■ **PROBLEM DESCRIPTION**:
From the first line of the data below through the line bearing "(iwcp.east |- divy);", reproduce each line exactly; do not include pictures.

■ **SOURCE MATERIAL**:
▬▬▬

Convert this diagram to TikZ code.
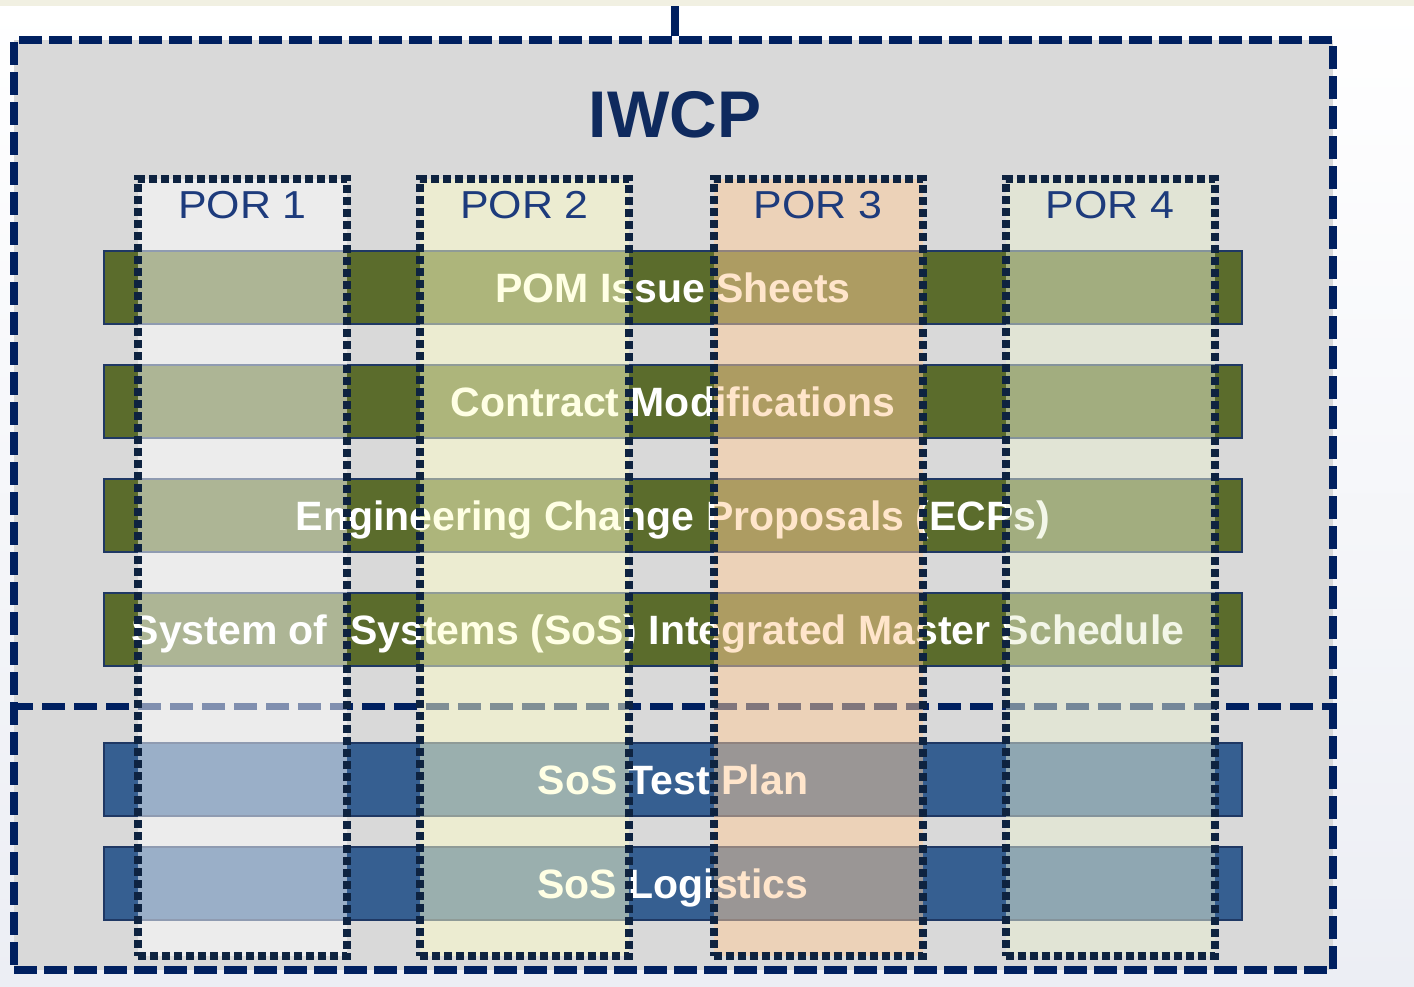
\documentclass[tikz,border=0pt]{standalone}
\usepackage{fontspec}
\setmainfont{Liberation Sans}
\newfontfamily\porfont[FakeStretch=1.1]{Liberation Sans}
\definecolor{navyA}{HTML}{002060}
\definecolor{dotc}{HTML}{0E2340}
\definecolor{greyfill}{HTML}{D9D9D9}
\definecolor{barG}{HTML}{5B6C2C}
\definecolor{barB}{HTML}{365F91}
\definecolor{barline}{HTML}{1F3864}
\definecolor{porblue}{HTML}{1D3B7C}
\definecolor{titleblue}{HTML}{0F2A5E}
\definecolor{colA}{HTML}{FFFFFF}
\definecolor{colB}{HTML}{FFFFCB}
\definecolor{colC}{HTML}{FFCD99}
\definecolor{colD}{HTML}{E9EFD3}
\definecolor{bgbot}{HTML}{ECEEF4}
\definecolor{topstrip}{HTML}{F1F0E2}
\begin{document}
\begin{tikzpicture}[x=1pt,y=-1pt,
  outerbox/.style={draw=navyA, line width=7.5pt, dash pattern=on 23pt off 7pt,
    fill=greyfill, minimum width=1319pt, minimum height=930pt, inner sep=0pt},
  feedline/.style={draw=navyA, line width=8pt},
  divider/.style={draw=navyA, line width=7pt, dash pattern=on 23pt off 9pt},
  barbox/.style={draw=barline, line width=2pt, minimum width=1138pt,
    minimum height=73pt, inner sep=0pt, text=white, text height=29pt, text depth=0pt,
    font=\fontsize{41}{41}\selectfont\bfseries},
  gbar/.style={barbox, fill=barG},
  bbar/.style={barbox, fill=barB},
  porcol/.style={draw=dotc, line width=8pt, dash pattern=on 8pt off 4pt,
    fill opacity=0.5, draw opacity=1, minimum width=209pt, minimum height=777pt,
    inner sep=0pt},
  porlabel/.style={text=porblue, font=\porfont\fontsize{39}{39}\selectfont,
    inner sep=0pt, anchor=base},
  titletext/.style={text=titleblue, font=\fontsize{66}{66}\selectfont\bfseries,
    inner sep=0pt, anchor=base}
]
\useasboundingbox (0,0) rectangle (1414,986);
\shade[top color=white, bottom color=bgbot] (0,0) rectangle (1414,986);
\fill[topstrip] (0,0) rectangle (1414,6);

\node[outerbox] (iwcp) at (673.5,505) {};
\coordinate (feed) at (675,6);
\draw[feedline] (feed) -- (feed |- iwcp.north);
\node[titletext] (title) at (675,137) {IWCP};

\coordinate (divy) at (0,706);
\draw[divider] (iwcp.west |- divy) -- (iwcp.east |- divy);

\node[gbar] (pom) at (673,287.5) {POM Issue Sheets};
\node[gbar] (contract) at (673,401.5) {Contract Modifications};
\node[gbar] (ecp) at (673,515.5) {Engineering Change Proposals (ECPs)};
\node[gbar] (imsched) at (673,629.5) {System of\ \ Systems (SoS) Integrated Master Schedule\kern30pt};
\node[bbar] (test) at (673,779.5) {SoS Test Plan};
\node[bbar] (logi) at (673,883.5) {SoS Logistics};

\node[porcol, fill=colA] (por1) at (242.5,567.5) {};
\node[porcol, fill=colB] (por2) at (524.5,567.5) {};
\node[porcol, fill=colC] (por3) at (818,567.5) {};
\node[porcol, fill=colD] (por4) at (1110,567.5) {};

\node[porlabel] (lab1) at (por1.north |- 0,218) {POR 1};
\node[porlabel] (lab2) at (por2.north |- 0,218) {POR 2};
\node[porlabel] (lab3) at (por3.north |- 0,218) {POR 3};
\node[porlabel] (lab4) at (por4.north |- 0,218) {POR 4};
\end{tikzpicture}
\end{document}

▬▬▬

■ **FULL RESPONSE**:
Convert this diagram to TikZ code.
\documentclass[tikz,border=0pt]{standalone}
\usepackage{fontspec}
\setmainfont{Liberation Sans}
\newfontfamily\porfont[FakeStretch=1.1]{Liberation Sans}
\definecolor{navyA}{HTML}{002060}
\definecolor{dotc}{HTML}{0E2340}
\definecolor{greyfill}{HTML}{D9D9D9}
\definecolor{barG}{HTML}{5B6C2C}
\definecolor{barB}{HTML}{365F91}
\definecolor{barline}{HTML}{1F3864}
\definecolor{porblue}{HTML}{1D3B7C}
\definecolor{titleblue}{HTML}{0F2A5E}
\definecolor{colA}{HTML}{FFFFFF}
\definecolor{colB}{HTML}{FFFFCB}
\definecolor{colC}{HTML}{FFCD99}
\definecolor{colD}{HTML}{E9EFD3}
\definecolor{bgbot}{HTML}{ECEEF4}
\definecolor{topstrip}{HTML}{F1F0E2}
\begin{document}
\begin{tikzpicture}[x=1pt,y=-1pt,
  outerbox/.style={draw=navyA, line width=7.5pt, dash pattern=on 23pt off 7pt,
    fill=greyfill, minimum width=1319pt, minimum height=930pt, inner sep=0pt},
  feedline/.style={draw=navyA, line width=8pt},
  divider/.style={draw=navyA, line width=7pt, dash pattern=on 23pt off 9pt},
  barbox/.style={draw=barline, line width=2pt, minimum width=1138pt,
    minimum height=73pt, inner sep=0pt, text=white, text height=29pt, text depth=0pt,
    font=\fontsize{41}{41}\selectfont\bfseries},
  gbar/.style={barbox, fill=barG},
  bbar/.style={barbox, fill=barB},
  porcol/.style={draw=dotc, line width=8pt, dash pattern=on 8pt off 4pt,
    fill opacity=0.5, draw opacity=1, minimum width=209pt, minimum height=777pt,
    inner sep=0pt},
  porlabel/.style={text=porblue, font=\porfont\fontsize{39}{39}\selectfont,
    inner sep=0pt, anchor=base},
  titletext/.style={text=titleblue, font=\fontsize{66}{66}\selectfont\bfseries,
    inner sep=0pt, anchor=base}
]
\useasboundingbox (0,0) rectangle (1414,986);
\shade[top color=white, bottom color=bgbot] (0,0) rectangle (1414,986);
\fill[topstrip] (0,0) rectangle (1414,6);

\node[outerbox] (iwcp) at (673.5,505) {};
\coordinate (feed) at (675,6);
\draw[feedline] (feed) -- (feed |- iwcp.north);
\node[titletext] (title) at (675,137) {IWCP};

\coordinate (divy) at (0,706);
\draw[divider] (iwcp.west |- divy) -- (iwcp.east |- divy);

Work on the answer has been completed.